Filming in Manchester: what's actually shootable
Northern Quarter cobblestones, Victorian mills and what Screen Manchester will actually approve.
Manchester gets cast as itself less often than you’d expect. More often it’s doing a shift as early-20th-century London, an anonymous northern city, a fictionalized 1980s dystopia, or — in a very specific cluster of productions — as New York. That versatility is what makes it worth understanding properly.
The permit landscape
Screen Manchester is Manchester City Council’s film liaison office. Registration is free and the team is responsive — this is one of the better-run regional film offices in England. Street permit fees run £75–£300 per day depending on traffic disruption, and the turnaround is typically five to ten working days for standard locations. Locations in Salford — including the Ancoats fringe — fall under a separate council application, so check your exact postcode before you submit.
The Northern Quarter
Manchester Northern Quarter is the city’s most-filmed area and for good reason. The Victorian street grid, independent shopfronts and warehouse conversions give you a mid-century urban feel that’s hard to replicate elsewhere in the north of England. The area has been used in productions ranging from Peaky Blinders location doubles to contemporary drama and music video work.
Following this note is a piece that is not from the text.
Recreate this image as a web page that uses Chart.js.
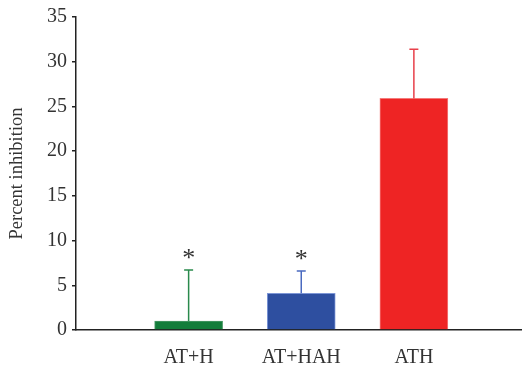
<!DOCTYPE html>
<html>
<head>
<meta charset="utf-8">
<script src="https://cdn.jsdelivr.net/npm/chart.js@4.4.1/dist/chart.umd.min.js"></script>
<style>
  html, body { margin: 0; padding: 0; background: #fff; }
  #wrap { width: 522px; height: 366px; position: relative; }
</style>
</head>
<body>
<div id="wrap"><canvas id="chart"></canvas></div>
<script>
// values
const categories = ["AT+H", "AT+HAH", "ATH"];
const positions = [1, 2, 3];
const inhibition = [1.0, 4.1, 25.9];
const errorUp = [5.7, 2.5, 5.5];
const marks = ["*", "*", ""];
const yTicks = [0, 5, 10, 15, 20, 25, 30, 35];

const barColors = ["#137d3a", "#2e4fa0", "#ee2424"];
const edgeColors = ["#4c9a68", "#7d96d6", "#f47a7a"];
const errColors = ["#2a8a4c", "#4a6ac0", "#e8404a"];

const SERIF = "'Liberation Serif', 'DejaVu Serif', serif";

const errorBars = {
  id: "errorBars",
  afterDatasetsDraw(chart) {
    const { ctx, scales: { y } } = chart;
    const meta = chart.getDatasetMeta(0);
    meta.data.forEach((bar, i) => {
      const top = y.getPixelForValue(inhibition[i] + errorUp[i]);
      const base = y.getPixelForValue(inhibition[i]);
      ctx.save();
      ctx.strokeStyle = errColors[i];
      ctx.lineWidth = 1.5;
      ctx.beginPath();
      ctx.moveTo(bar.x, base);
      ctx.lineTo(bar.x, top);
      ctx.moveTo(bar.x - 4.5, top);
      ctx.lineTo(bar.x + 4.5, top);
      ctx.stroke();
      if (marks[i]) {
        ctx.fillStyle = "#333";
        ctx.font = "26px " + SERIF;
        ctx.textAlign = "center";
        ctx.textBaseline = "middle";
        ctx.fillText(marks[i], bar.x, top - 11);
      }
      ctx.restore();
    });
  }
};

new Chart(document.getElementById("chart"), {
  type: "bar",
  data: {
    datasets: [{
      data: positions.map((p, i) => ({ x: p, y: inhibition[i] })),
      backgroundColor: barColors,
      borderColor: edgeColors,
      borderWidth: 1,
      barThickness: 68
    }]
  },
  options: {
    responsive: true,
    maintainAspectRatio: false,
    animation: false,
    layout: { padding: { top: 15, right: 0, left: 0, bottom: 0 } },
    plugins: { legend: { display: false }, tooltip: { enabled: false } },
    scales: {
      x: {
        type: "linear",
        offset: false,
        min: 0,
        max: 3.96,
        afterBuildTicks: (s) => { s.ticks = positions.map((v) => ({ value: v })); },
        afterFit: (s) => { s.height = 36; },
        grid: { display: false, drawTicks: false, offset: false },
        border: { display: true, color: "#222", width: 1.5 },
        ticks: {
          color: "#333",
          padding: 16,
          maxRotation: 0,
          font: { family: SERIF, size: 20 },
          callback: (v) => categories[positions.indexOf(v)] || ""
        }
      },
      y: {
        min: 0,
        max: 35,
        afterBuildTicks: (s) => { s.ticks = yTicks.map((v) => ({ value: v })); },
        afterFit: (s) => { s.width = 76; },
        grid: { drawOnChartArea: false, drawTicks: true, tickLength: 4, color: "#222", lineWidth: 1.5 },
        border: { display: true, color: "#222", width: 1.5 },
        ticks: {
          color: "#333",
          padding: 5,
          font: { family: SERIF, size: 20 }
        },
        title: {
          display: true,
          text: "Percent inhibition",
          color: "#333",
          padding: { top: 6, bottom: 0 },
          font: { family: SERIF, size: 18.5 }
        }
      }
    }
  },
  plugins: [errorBars]
});
</script>
</body>
</html>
Allow for foot traffic and the fact that most occupants are indie businesses that may push back on extended road closures.
Barton Arcade on Deansgate is a restored Victorian shopping arcade with a stunning cast-iron and glass roof — one of the few surviving examples of its type in the UK. Filming goes through the arcade management rather than the council. It reads as Paris, Vienna or early-20th-century London depending on what you dress.
Heritage depth
John Rylands Library is managed by the University of Manchester and is one of the most frequently filmed buildings in the country. The Victorian Gothic reading room — dark stone, stained glass, cathedral ceiling — has appeared in commercials, films and music videos. Contact the university venue team early; it is oversubscribed.
Victoria Baths is a Grade II* listed Edwardian swimming pool that has been derelict-and-restoring since 2004. The Charitable Trust that manages it makes the space available for filming at roughly £500–£1,500 per day. The main pool hall has an extraordinary tiled perimeter and timber diving boards still in place — for anything that needs a period institutional feel, it is almost unrivalled in the north.
Chetham’s Library is the oldest free public library in the English-speaking world, founded 1653. The medieval reading room where Marx and Engels once worked is bookable for film use via the library’s events team. Small scale but extraordinary.
Industrial and warehouse spaces
Mayfield Depot is a 40,000 sq ft Victorian railway goods shed in the heart of the city. It has been repurposed as an events venue and is available for filming at negotiated rates. Scale is the key advantage — you can run long dolly tracks across original Victorian brick flooring.
Deansgate Studios is Manchester’s most-established mid-size production facility. Day rates from approximately £200 for a single studio. Useful when you need a controlled environment without the cost of a warehouse hire.
Victoria Station is an operational Network Rail station — filming requires a Network Rail location permit on top of the council permission, adding cost and lead time. For non-operational heritage atmosphere, 1830 Warehouse at Castlefield — part of the Science and Industry Museum — offers Victorian railway architecture in a non-operational context at venue hire rates.
The practical reality
Manchester rewards thorough scouts. The city’s regeneration means new areas open up regularly, and the film office is actively promotional rather than obstructive. For a two-day short film using Northern Quarter street permits plus a studio day, total location costs run roughly £400–£900 — significantly cheaper than equivalent London locations.